Extracted records:
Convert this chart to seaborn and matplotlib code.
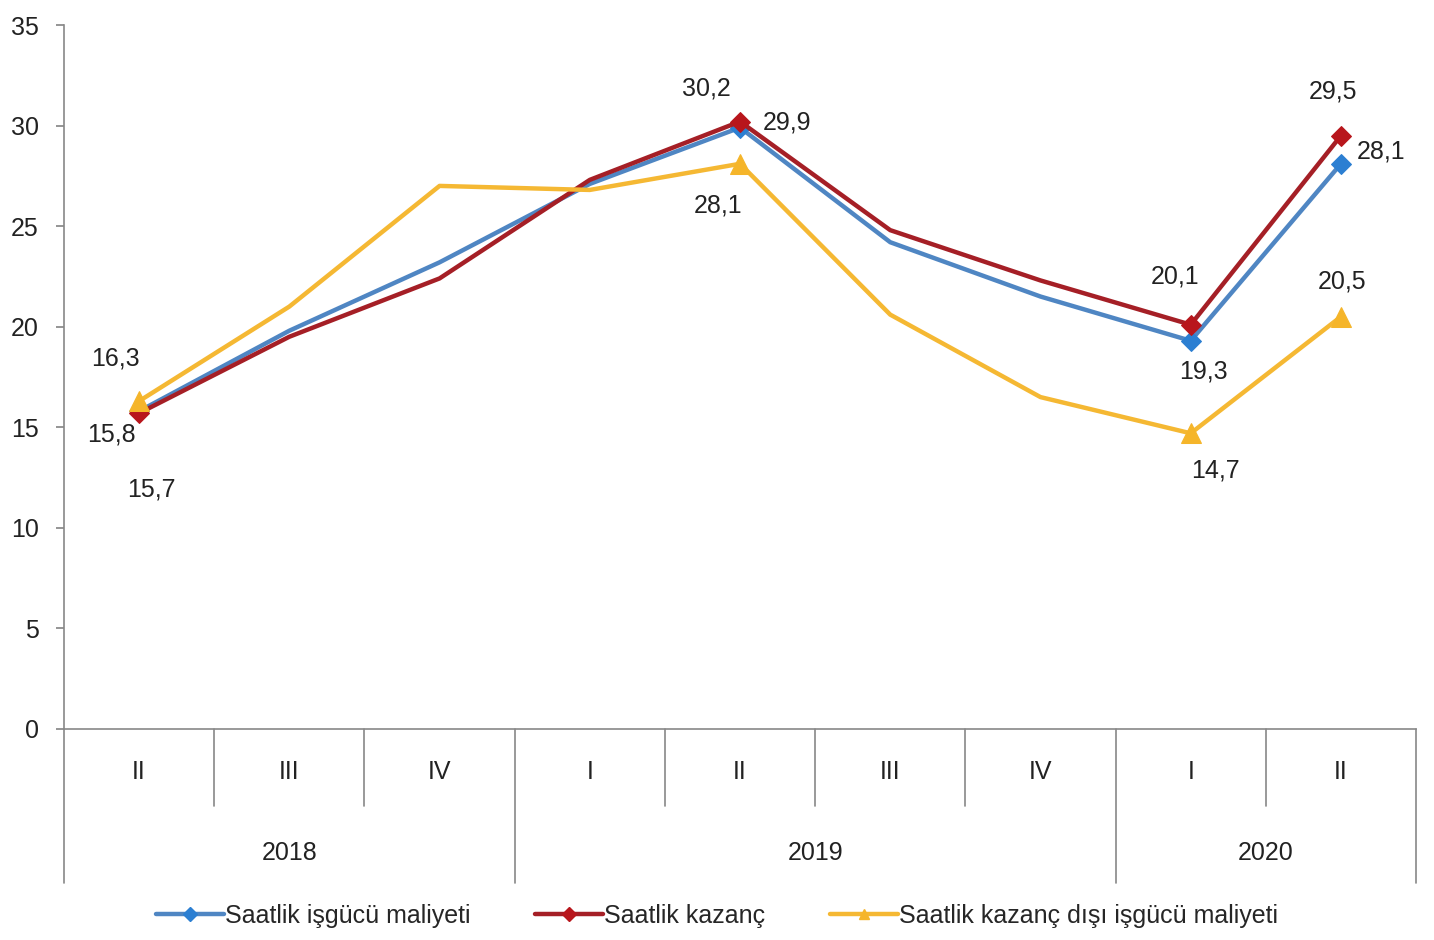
import numpy as np
import pandas as pd
import seaborn as sns
import matplotlib.pyplot as plt
from matplotlib.lines import Line2D
import matplotlib.transforms as mtransforms

# veriler
quarters = ["II", "III", "IV", "I", "II", "III", "IV", "I", "II"]
years = ["2018", "2019", "2020"]
year_span = [(0, 3), (3, 7), (7, 9)]  # her yilin ceyrek araligi

isgucu = [15.8, 19.8, 23.2, 27.1, 29.9, 24.2, 21.5, 19.3, 28.1]
kazanc = [15.7, 19.5, 22.4, 27.3, 30.2, 24.8, 22.3, 20.1, 29.5]
kazanc_disi = [16.3, 21.0, 27.0, 26.8, 28.1, 20.6, 16.5, 14.7, 20.5]

names = ["Saatlik işgücü maliyeti", "Saatlik kazanç", "Saatlik kazanç dışı işgücü maliyeti"]
labeled_idx = [0, 4, 7, 8]

sns.set_theme(style="white")
plt.rcParams['font.family'] = ['Liberation Sans', 'DejaVu Sans']
FS = 18

df = pd.DataFrame({"x": np.arange(len(quarters)),
                   names[0]: isgucu, names[1]: kazanc, names[2]: kazanc_disi})

line_col = ["#4F86C3", "#A51F26", "#F5B833"]
mark_col = ["#2C7FD2", "#B8161C", "#F5B52A"]
markers = ["D", "D", "^"]
msize = [10, 10, 14]

fig, ax = plt.subplots(figsize=(14.34, 9.40), dpi=100)
fig.subplots_adjust(left=0.0446, right=0.9875, bottom=0.2245, top=0.9734)

for i, n in enumerate(names):
    sns.lineplot(data=df, x="x", y=n, ax=ax, color=line_col[i], linewidth=3.2,
                 marker=markers[i], markersize=msize[i], markevery=labeled_idx,
                 markerfacecolor=mark_col[i], markeredgecolor=mark_col[i], legend=False)

# veri etiketleri
offsets = {
    (2, 0): (-17, 31), (0, 0): (-20, -17), (1, 0): (9, -55),
    (1, 4): (-24, 24), (0, 4): (34, 4), (2, 4): (-16, -30),
    (1, 7): (-11, 35), (0, 7): (9, -22), (2, 7): (18, -27),
    (1, 8): (-6, 32), (0, 8): (29, 9), (2, 8): (1, 25),
}
series = [isgucu, kazanc, kazanc_disi]
for (s, k), (dx, dy) in offsets.items():
    v = series[s][k]
    ax.annotate(f"{v:.1f}".replace(".", ","), (k, v), xytext=(dx, dy),
                textcoords="offset points", ha="center", va="center",
                fontsize=FS, color="#222222")

ax.set_xlim(-0.5, len(quarters) - 0.5)
ax.set_ylim(0, 35)
ax.set_yticks(range(0, 36, 5))
ax.set_xticks([])
ax.set_xlabel("")
ax.set_ylabel("")
ax.tick_params(axis="y", left=True, length=6, color="#888888", labelsize=FS,
               labelcolor="#222222", pad=12)
for sp in ["top", "right"]:
    ax.spines[sp].set_visible(False)
for sp in ["left", "bottom"]:
    ax.spines[sp].set_color("#888888")
    ax.spines[sp].set_linewidth(1.2)

# hiyerarsik x ekseni
trans = mtransforms.blended_transform_factory(ax.transData, ax.transAxes)
for k, q in enumerate(quarters):
    ax.text(k, -0.061, q, transform=trans, ha="center", va="center",
            fontsize=FS, color="#222222")
year_edges = set()
for (a, b), y in zip(year_span, years):
    ax.text((a + b - 1) / 2, -0.176, y, transform=trans, ha="center", va="center",
            fontsize=FS, color="#222222")
    year_edges.update([a - 0.5, b - 0.5])
for k in range(len(quarters) + 1):
    xe = k - 0.5
    y_end = -0.219 if xe in year_edges else -0.109
    ax.plot([xe, xe], [0, y_end], transform=trans, color="#888888",
            linewidth=1.2, clip_on=False)

handles = [Line2D([], [], color=line_col[i], linewidth=3.2, marker=markers[i],
                  markersize=7, markerfacecolor=mark_col[i], markeredgecolor=mark_col[i])
           for i in range(3)]
fig.legend(handles, names, loc="center", bbox_to_anchor=(0.5, 0.026), ncol=3,
           frameon=False, fontsize=FS, handlelength=2.7, handletextpad=0.05,
           columnspacing=2.6)

fig.savefig("out.png", dpi=100)
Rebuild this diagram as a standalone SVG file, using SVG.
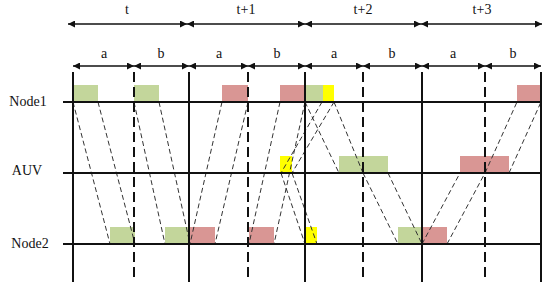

| Given exercise |
Everything from the first line of the records through the line containing "import matplotlib.transforms as mtransforms" should be reproduced exactly, apart from the pictures.

| Solution for this task |
Convert this chart to seaborn and matplotlib code.
import numpy as np
import pandas as pd
import seaborn as sns
import matplotlib.pyplot as plt
from matplotlib.lines import Line2D
import matplotlib.transforms as mtransforms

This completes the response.